Partner K&K Advocates, Danny Kobrata, yang juga termasuk pendiri dan pengurus APPDI mengatakan tugas utama DPO yakni memastikan perusahaan tempat dia bekerja untuk patuh terhadap aturan PDP. Tugas DPO sangat spesifik yakni pelindungan data pribadi. Peran DPO sangat dibutuhkan terutama di perusahaan besar yang melakukan pemrosesan data pribadi secara besar.

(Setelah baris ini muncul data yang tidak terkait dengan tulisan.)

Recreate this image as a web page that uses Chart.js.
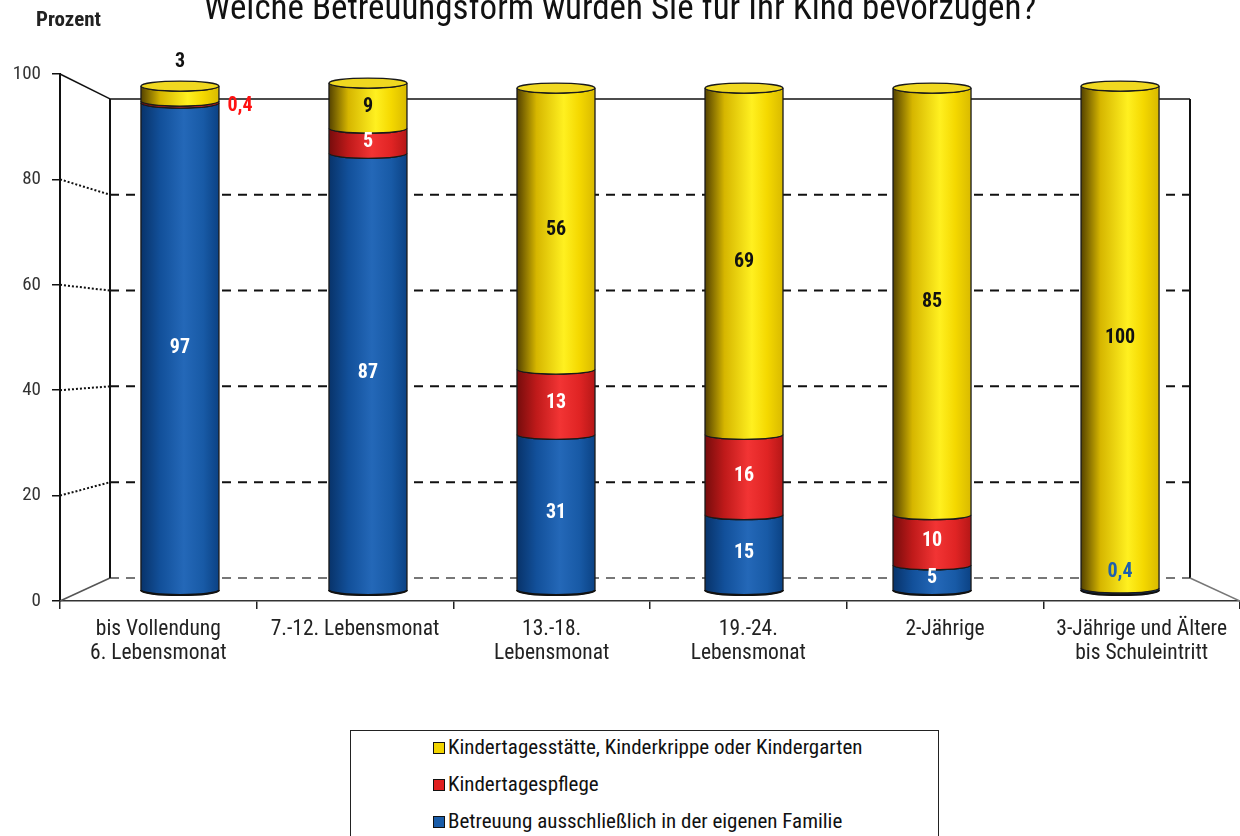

Bahkan praktiknya di luar negeri perusahaan yang banyak memproses data pribadi memiliki departemen khusus untuk mengurusi ini.
Beberapa tugas yang dikerjakan DPO antara lain sebagai narahubung perusahaan dengan subyek data atau konsumen misalnya mereka komplain terkait data pribadi. Atau ada konsumen meminta data pribadinya dihapus atau meminta salinan datanya. Tak kalah penting DPO membangun sistem atau kultur di perusahaan dalam melindungi data pribadi. Danny melihat masih banyak perusahaan yang belum menyadari pentingnya pelindungan data pribadi.
“DPO penting membangun kultur, misalnya perusahaan belum menyadari pentingnya pelindungan data pribadi, maka DPO penting agar perusahaan menerbitkan kebijakan yang fokus melindungi data pribadi seperti membuat SOP dan melakukan pelatihan,” ujarnya.
Selain itu, Danny mengingatkan walaupun DPO direkrut perusahaan, tapi dia bekerja secara independen. Misalnya, perusahaan belum melaksanakan pelindungan data pribadi sesuai peraturan yang berlaku, maka DPO berhak untuk menyebut kebijakan tersebut belum sesuai aturan dan tidak mau mengesahkannya.
Tentang APPDI
Asosiasi Praktisi Pelindungan Data Indonesia (APPDI) resmi didirikan pada 17 Juli 2020 berdasarkan Akta Notaris No. 104 dibuat di hadapan Notaris Jose Dima Satria dan telah mendapatkan pengesahan oleh Kementerian Hukum dan HAM berdasarkan SK No. AHU-00074.AH.01.07.TAHUN 2020 tanggal 2 September 2020.
APPDI didirikan untuk para Data Protection Officers (DPO) dan praktisi yang berkecimpung di bidang pelindungan data pribadi di Indonesia untuk saling berbagi keilmuan dan pengalaman sehingga nantinya diharapkan dapat meningkatkan kompetensi DPO dan praktisi yang berpraktik di wilayah Indonesia.
“Didirikan di awal tahun 2020 yang diprakarsai oleh beberapa praktisi yang telah mendalami bidang pelindungan data pribadi, serta dengan dukungan para senior yang ahli di dalam bidang hukum teknologi,” kata Raditya Kosasih.
APPDI akan menjadi suatu wadah untuk para DPO sebagai pengendali data dalam suatu organisasi atau perusahaan untuk dapat bertukar pikiran, pengalaman serta pengetahuan terkait dengan pelindungan data pribadi. Selain itu, Asosiasi ini juga diharapkan dapat menjadi penghubung antara para pemangku kepentingan terkait pelindungan data di Indonesia.
“Pemerintah mendukung inisiatif-inisiatif yang dimaksudkan untuk meningkatkan literasi serta kompetensi masyarakat terkait dengan pelindungan data pribadi, utamanya profesional yang bertindak sebagai DPO. Rancangan Undang-Undang Pelindungan Data Pribadi diharapkan dapat segera rampung di awal tahun 2021, sehingga kami rasa waktunya tepat untuk memulai perkumpulan APPDI ini,” ujar Hendri Sasmita Yuda.